As it is known from time immemorial that everything in life is like the two side of a coin, there is always a positive and negative side of every phenomenon. But whether the effect is positive or negative the effects of Information Communication Technology (ICT) is far reaching and cannot be overemphasized. The effects of ICT lens looks at how our lives have been changed, for better and for worse, by the impact of ICT. It includes both positive effects and negative effects and looks at how individuals organisations and society are affected.
Positive Impacts of ICT
Access to information:
Possibly the greatest effect of ICT on individuals is the huge increase in access to information and services that has accompanied the growth of the Internet. Some of the positive aspects of this increased access are better, and often cheaper, communications, such as VoIP phone and Instant Messaging. In addition, the use of ICT to access information has brought new opportunities for leisure and entertainment, the facility to make contacts and form relationships with people around the world, and the ability to obtain goods and services from a wider range of suppliers.

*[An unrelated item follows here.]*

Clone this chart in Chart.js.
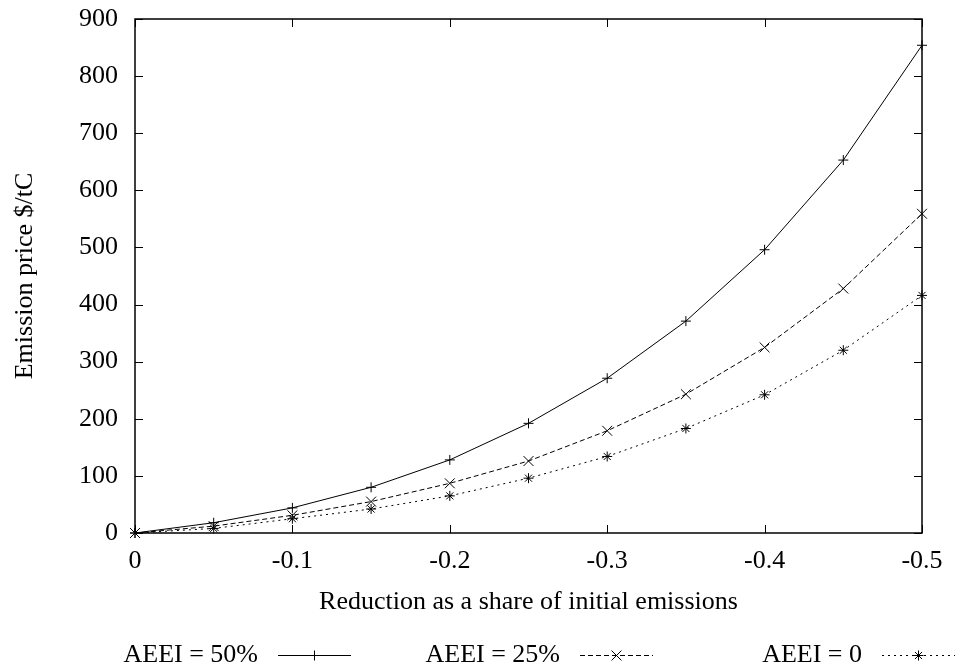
<!DOCTYPE html>
<html>
<head>
<meta charset="utf-8">
<script src="https://cdn.jsdelivr.net/npm/chart.js@4.4.1/dist/chart.umd.min.js"></script>
<style>
  html, body { margin: 0; padding: 0; background: #fff; }
  canvas { display: block; }
</style>
</head>
<body>
<canvas id="chart" width="957" height="669"></canvas>
<script>
// reduction as share of initial emissions
const reductions = [0, -0.05, -0.1, -0.15, -0.2, -0.25, -0.3, -0.35, -0.4, -0.45, -0.5];

// emission price $/tC
const aeei50 = [0, 18, 44, 80, 128, 192, 271, 371, 496, 653, 854];
const aeei25 = [0, 12, 31, 55, 87, 126, 179, 243, 325, 428, 559];
const aeei0  = [0, 8, 25, 42, 65, 96, 134, 183, 242, 320, 416];

const seriesLabels = ["AEEI = 50%", "AEEI = 25%", "AEEI = 0"];

const FONT = "'Liberation Serif', 'Times New Roman', serif";
const FONT_SIZE = 26;

function toPoints(ys) {
  return reductions.map((x, i) => ({ x: x, y: ys[i] }));
}

function makeSet(label, ys, dash, style, radius) {
  return {
    label: label,
    data: toPoints(ys),
    borderColor: "#000",
    backgroundColor: "#000",
    borderWidth: 1,
    borderDash: dash,
    pointStyle: style,
    pointRadius: radius,
    pointBorderWidth: 1,
    pointBorderColor: "#000",
    pointHoverRadius: radius,
    tension: 0,
    fill: false,
    clip: false
  };
}

// gnuplot-like inner ticks on all four sides plus frame
const frameTicks = {
  id: "frameTicks",
  afterDraw(chart) {
    const { ctx, chartArea: a } = chart;
    const xs = chart.scales.x, ys = chart.scales.y;
    const len = 8;
    ctx.save();
    ctx.strokeStyle = "#000";
    ctx.lineWidth = 1.5;
    ctx.strokeRect(a.left, a.top, a.right - a.left, a.bottom - a.top);
    ctx.beginPath();
    for (const t of xs.ticks) {
      const px = Math.round(xs.getPixelForValue(t.value)) + 0.5;
      ctx.moveTo(px, a.bottom); ctx.lineTo(px, a.bottom - len);
      ctx.moveTo(px, a.top); ctx.lineTo(px, a.top + len);
    }
    for (const t of ys.ticks) {
      const py = Math.round(ys.getPixelForValue(t.value)) + 0.5;
      ctx.moveTo(a.left, py); ctx.lineTo(a.left + len, py);
      ctx.moveTo(a.right, py); ctx.lineTo(a.right - len, py);
    }
    ctx.lineWidth = 1;
    ctx.stroke();
    ctx.restore();
  }
};

// legend drawn gnuplot style: right aligned text, then line sample with marker
const keyBelow = {
  id: "keyBelow",
  afterDraw(chart) {
    const { ctx } = chart;
    const y = 655;
    ctx.save();
    ctx.font = FONT_SIZE + "px " + FONT;
    ctx.fillStyle = "#000";
    ctx.textAlign = "right";
    ctx.textBaseline = "middle";
    chart.data.datasets.forEach((ds, i) => {
      const x0 = 278 + i * 302;
      const x1 = x0 + 73;
      ctx.fillText(ds.label, x0 - 20, y);
      ctx.strokeStyle = "#000";
      ctx.lineWidth = 1;
      ctx.setLineDash(ds.borderDash || []);
      ctx.beginPath();
      ctx.moveTo(x0, y + 0.5);
      ctx.lineTo(x1, y + 0.5);
      ctx.stroke();
      ctx.setLineDash([]);
      Chart.helpers.drawPoint(ctx, {
        pointStyle: ds.pointStyle,
        radius: ds.pointRadius,
        rotation: 0,
        borderWidth: 1
      }, (x0 + x1) / 2, y + 0.5);
    });
    ctx.restore();
  }
};

new Chart(document.getElementById("chart"), {
  type: "line",
  data: {
    datasets: [
      makeSet(seriesLabels[0], aeei50, [], "cross", 5),
      makeSet(seriesLabels[1], aeei25, [5, 3], "crossRot", 7),
      makeSet(seriesLabels[2], aeei0, [2, 4], "star", 5)
    ]
  },
  options: {
    responsive: false,
    animation: false,
    events: [],
    layout: { padding: { left: 0, right: 35, top: 19, bottom: 0 } },
    plugins: {
      legend: { display: false },
      tooltip: { enabled: false }
    },
    scales: {
      x: {
        type: "linear",
        min: -0.5,
        max: 0,
        reverse: true,
        afterFit: (s) => { s.height = 136; s.paddingLeft = 0; s.paddingRight = 0; },
        grid: { display: false, drawTicks: false },
        border: { display: false },
        ticks: {
          stepSize: 0.1,
          padding: 13,
          color: "#000",
          font: { family: FONT, size: FONT_SIZE },
          callback: (v) => (Math.abs(v) < 1e-9 ? "0" : v.toFixed(1))
        },
        title: {
          display: true,
          text: "Reduction as a share of initial emissions",
          color: "#000",
          font: { family: FONT, size: FONT_SIZE },
          padding: { top: 0, bottom: 51 }
        }
      },
      y: {
        type: "linear",
        min: 0,
        max: 900,
        afterFit: (s) => { s.width = 135; s.paddingTop = 0; s.paddingBottom = 0; },
        grid: { display: false, drawTicks: false },
        border: { display: false },
        ticks: {
          stepSize: 100,
          padding: 17,
          color: "#000",
          font: { family: FONT, size: FONT_SIZE }
        },
        title: {
          display: true,
          text: "Emission price $/tC",
          color: "#000",
          font: { family: FONT, size: FONT_SIZE },
          padding: { top: 10, bottom: 0 }
        }
      }
    }
  },
  plugins: [frameTicks, keyBelow]
});
</script>
</body>
</html>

Improved access to education, e.g. distance learning and on-line tutorials. New ways of learning, e.g. interactive multi-media and virtual reality. New job opportunities, e.g. flexible and mobile working, virtual offices and jobs in the communications industry.

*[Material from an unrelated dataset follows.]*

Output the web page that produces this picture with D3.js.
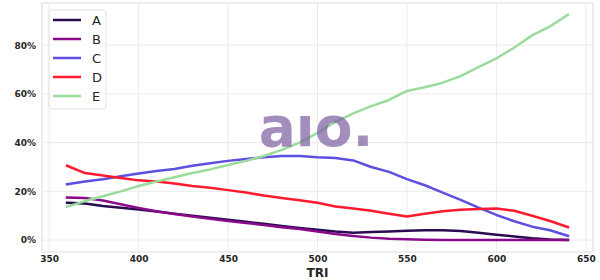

New tools, new opportunities:
The second big effect of ICT is that it gives access to new tools that did not previously exist.
Negative Impacts of ICT
Job loss: One of the largest negative effects of ICT can be the loss of a person’s job. This has both economic consequences, loss of income, and social consequences, loss of status and self esteem. Job losses may occur for several reasons, including: Manual operations being replaced by automation. e.g. robots replacing people on an assembly line. Job export. e.g. data processing work being sent to other countries where operating costs are lower. Multiple workers being replaced by a smaller number who are able to do the same amount of work. e.g. A worker on a supermarket checkout can serve more customers per hour if a bar-code scanner linked to a computerized till is used to detect goods instead of the worker having to enter the item and price manually.